(Entries with chart source code)
--- start ---

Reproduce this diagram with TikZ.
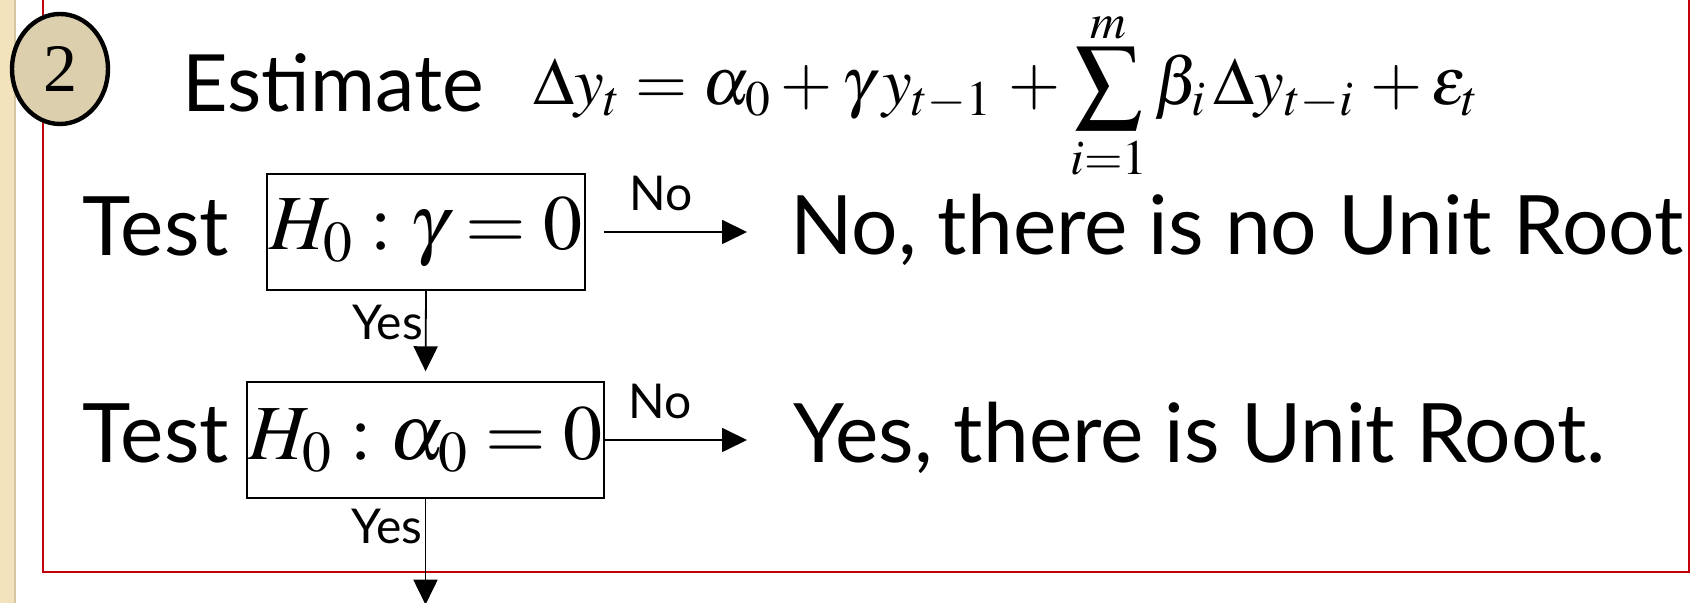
\documentclass[tikz,border=0pt]{standalone}
\usepackage[no-math]{fontspec}
\usepackage{mathptmx}
\setmainfont{Lato}
\newfontfamily\digitfont{Liberation Serif}
\usetikzlibrary{arrows.meta,positioning,shapes.geometric,calc}
\definecolor{framered}{HTML}{C4000A}
\definecolor{badgesand}{HTML}{DCCFAD}
\definecolor{stripsand}{HTML}{F2E3BD}
\definecolor{stripedge}{HTML}{D6C7A2}
\tikzset{
  badge/.style={ellipse,draw=black,line width=2.2pt,fill=badgesand,minimum width=48pt,minimum height=55pt,inner sep=0pt,font=\digitfont\fontsize{34}{34}\selectfont},
  bigtext/.style={anchor=base west,inner sep=0pt,font=\fontsize{41}{41}\selectfont},
  hypbox/.style={rectangle,draw=black,line width=0.7pt,minimum height=58pt,inner sep=0pt,font=\fontsize{39}{39}\selectfont},
  flow/.style={-{Triangle[length=12.5pt,width=12pt]},line width=0.9pt},
  smalllab/.style={font=\fontsize{24}{24}\selectfont,inner sep=1pt}
}
\begin{document}
\begin{tikzpicture}[x=0.5pt,y=-0.5pt]
  \useasboundingbox (0,0) rectangle (1692,603);
  \clip (0,0) rectangle (1692,603);
  % left strip and frame
  \fill[stripsand] (0,0) rectangle (16,603);
  \draw[stripedge,line width=1pt] (15,0) -- (15,603);
  \draw[framered,line width=1.1pt] (43,-5) -- (43,572) -- (1689,572) -- (1689,-5);
  % step number and model
  \node[badge] (two) at (60,69) {2};
  \node[bigtext,font=\fontsize{39.5}{39.5}\selectfont] (estimate) at (182,112) {Estimate};
  \node[anchor=base west,inner sep=0pt,font=\fontsize{33.5}{33.5}\selectfont] (model) at (533,105)
    {$\displaystyle \Delta y_t=\alpha_0+\gamma\,y_{t-1}\,+\sum_{i=1}^{\raisebox{-2.5pt}{$\scriptstyle m$}}\beta_i\,\Delta y_{t-i}\,+\varepsilon_t$};
  % first test
  \node[bigtext] (test1) at (82,256) {Test};
  \node[hypbox,minimum width=159pt] (gamma0) at (426,232) {$H_0:\gamma=0$};
  \node[bigtext] (noroot) at (790,255) {No, there is no Unit Root};
  % second test
  \node[bigtext] (test2) at (82,463) {Test};
  \node[hypbox,minimum width=178.5pt] (alpha0) at (425.5,440) {$H_0:\alpha_0=0$};
  \node[bigtext] (root) at (793,463) {Yes, there is Unit Root.};
  \coordinate[below=53pt of alpha0.south] (next);
  % connectors
  \draw[flow] ([xshift=9pt]gamma0.east) -- ($(gamma0.east -| noroot.west)+(-21.5pt,0)$)
    node[smalllab,pos=0.4,above=9pt] {No};
  \draw[flow] (alpha0.east) -- ($(alpha0.east -| root.west)+(-23pt,0)$)
    node[smalllab,pos=0.39,above=9pt] {No};
  \draw[flow,shorten >=5pt] (gamma0.south) -- (alpha0.north)
    node[smalllab,pos=0.35,left] {Yes};
  \draw[flow] (alpha0.south) -- (next)
    node[smalllab,pos=0.26,left] {Yes};
\end{tikzpicture}
\end{document}
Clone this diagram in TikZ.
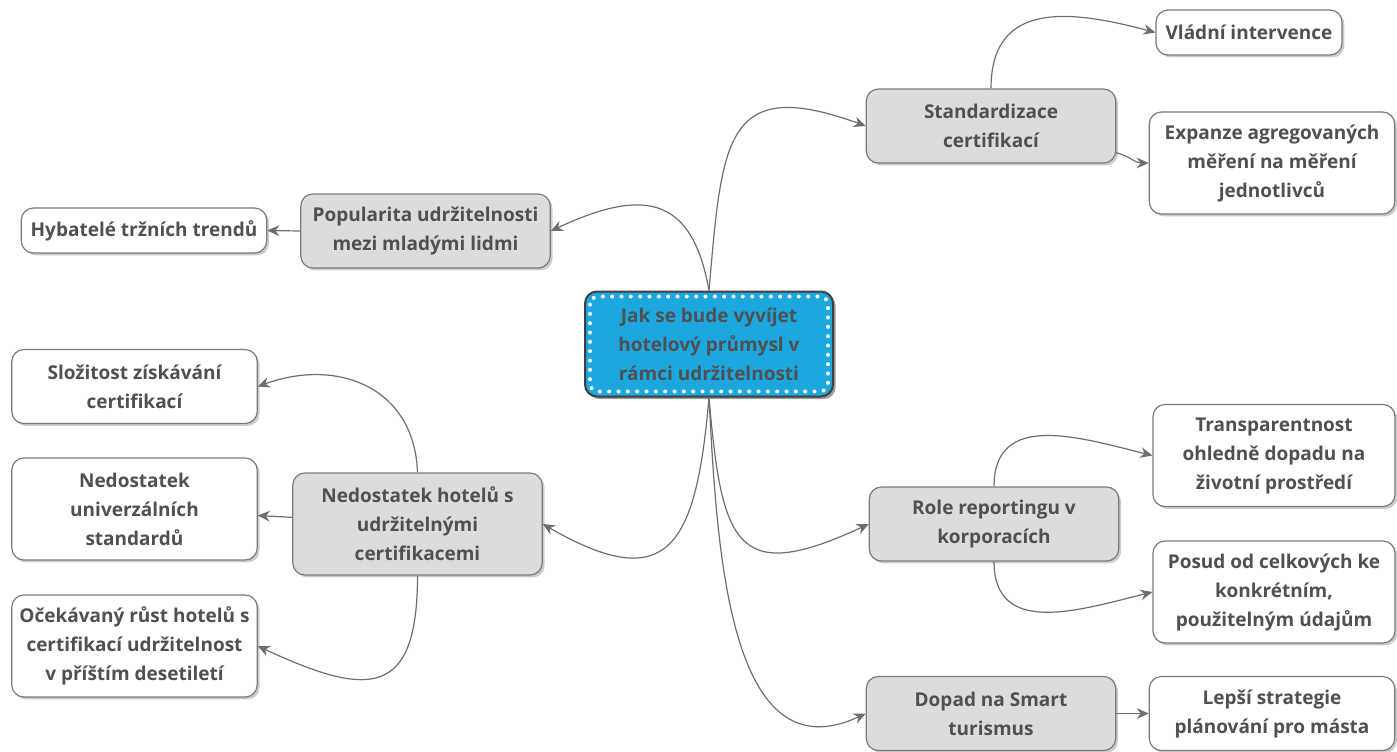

--- end ---

EXERCISE DIRECTIONS :: Extract every line containing the string "diagram" from the data above.

OUTPUT FOR THIS EXERCISE ::
Reproduce this diagram with TikZ.
Clone this diagram in TikZ.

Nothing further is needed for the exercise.